Switching gears a bit, on June 9, the TLC, with the invaluable assistance of NYC Council Speaker Melissa Mark-Viverito and NYC Media, launched a public service announcement (PSA) to highlight the issue of service refusal by drivers of both yellow medallion taxicabs and Boro taxis. The goal of the PSA is to raise awareness of passengers’ rights with respect to service refusals by visually portraying examples of certain refusal types. After demonstrating several service refusal experiences, the PSA concludes with a description of the different methods for contacting 311 and the vital information necessary to file a complaint.
I know the drivers reading these words take their responsibilities to heart, and would never be counted among those who make the poor decision to refuse service to a passenger for any reason, so let me say that this video PSA is as much for you as it is for the passengers who will be seeing it. If passengers take the PSA’s message to heart, as we hope and expect they will, it will empower them to help us take action against those few bad apples that spoil perceptions for the bunch. I’ve said it before, and I will say it again – no one dislikes a bad cabbie more than a good cabbie!
The PSA can be seen and heard throughout the City’s fleet of more than 20,000 yellow and Boro taxis, and is also available on the TLC’s website, www.nyc.gov/taxi and on our YouTube channel, http://youtu.be/NwNhZOEJRXY .
In another important announcement on June 2, Council Member/Technology Committee Chair James Vacca and I announced the launch of the TLC’s Vehicle Safety Technology (VST) Pilot Program, an extension of Mayor Bill de Blasio’s Vision Zero action plan. The goal of the VST pilot is to explore the ways that in-vehicle technology may be employed to improve driver safety.

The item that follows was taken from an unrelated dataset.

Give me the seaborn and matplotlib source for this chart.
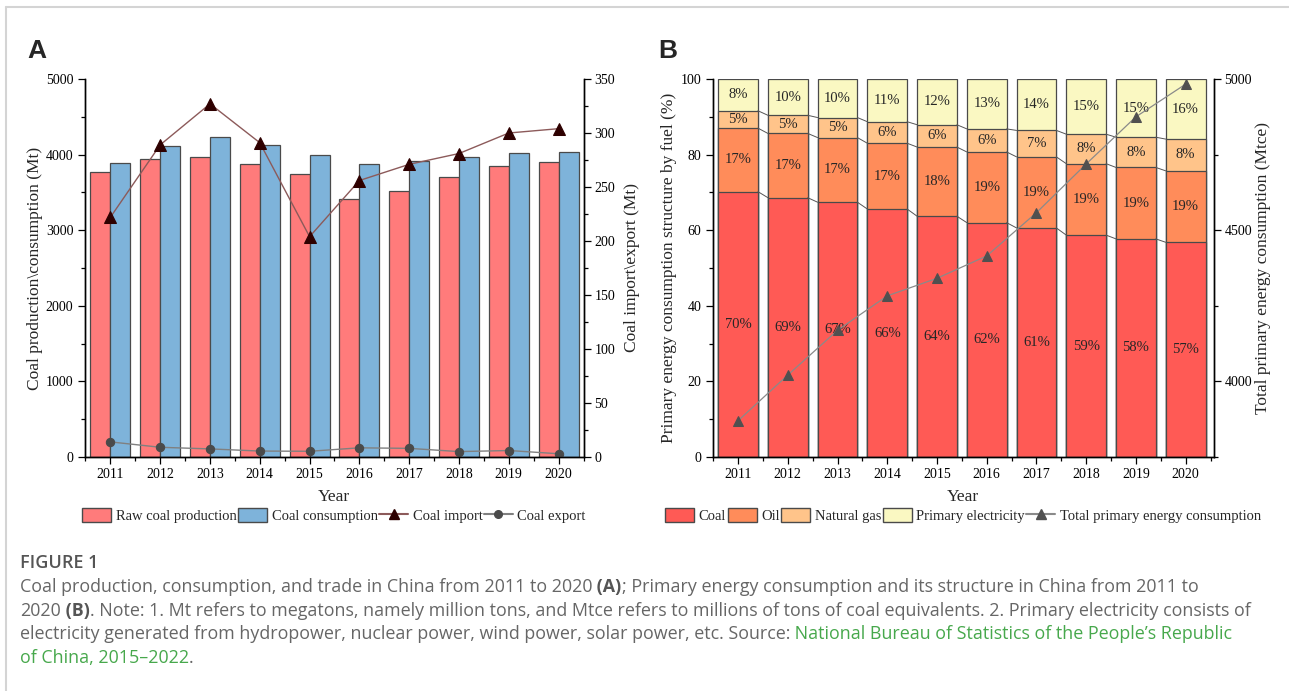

The initial pilot participants, IonFleets, Inc. and Mobileye, Inc. have installed their systems in a total of 18 TLC-licensed vehicles so far, including yellow taxis, green taxis, and FHV’s. The equipment in the participating vehicles includes a combination of data recorders, driver alerts, in-vehicle camera systems, and related analytic software. By testing these types of technology in TLC-licensed vehicles, it will enable us to evaluate their practical application and effectiveness in promoting safe driving practices. It will also allow us to evaluate the unique driving conditions found in urban settings such as News York City and their effects on driving for-hire.
If you are inspired to join this important public/private partnership, please visit http://www.nyc.gov/html/tlc/html/industry/veh_safety_tech_pilot_program.shtml. There is no limit to the number of approved providers or vehicles that can participate!
I’m pleased to report today that we are making great progress in fulfilling our goal of 50% wheelchair accessible yellow taxis by 2020. On June 25, 2015, at 10 a.m., we will hold our first yellow taxi medallion accessibility drawing on the 19th Floor of 33 Beaver Street, New York, NY 10004. In keeping with the rules approved by the Commission on April 30, 2014, this drawing will begin the fleet conversion process that will make it easier for mobility-impaired customers to get a taxi.
This drawing will be limited to those unrestricted independent medallions with vehicles that are scheduled for retirement between January 1, 2016 and December 31, 2016. The medallions selected in this drawing will be required to place an accessible vehicle into service when their current vehicle is retired. The medallions not selected in the drawing are not required to place an accessible vehicle into service when their current vehicle is retired – but they will have to do so at the time of their next following retirement date.
The drawing will be open to the public, though space is limited. For those unable to attend, the event will be streamed in real-time at www.livestream.com/nyctaxi.
After the drawing is complete, the TLC will post the results within 24 hours. For more information about the drawing, please see Industry Notices 15-22 and 15-23.
I’d like to take a moment to update all drivers on a policy change regarding bans on applications for those who have had a previous TLC license revoked. Drivers whose prior TLC license was revoked under either the Critical Driver or Persistent Violator programs may request a reduced application ban if the driver’s state license lists no more than three DMV points for all violations within the last three years and it has been at least one year since you were issued a summons for violating the Critical Driver or Persistent Violator programs. For more information, please see Industry Notice #15-21 (http://www.nyc.gov/html/tlc/downloads/pdf/industry_notice_15_21.pdf).
Before I sign off, I’d like to thank the Riverside Softball team for such a warm welcome at their recent season opener. It was so wonderful to see so many drivers enjoying each other’s company, and truly celebrating the industry that brought them and their families all together. The camaraderie I saw that day was incredibly inspiring, and I was grateful to be a part of it, even if only for a few moments as I “burned” that first pitch across home plate! Of course, I know that Riverside is FAR from the only base out there that takes their summer softball seriously, so I’d like to wish everyone a safe and wonderful season! PLAY BALL!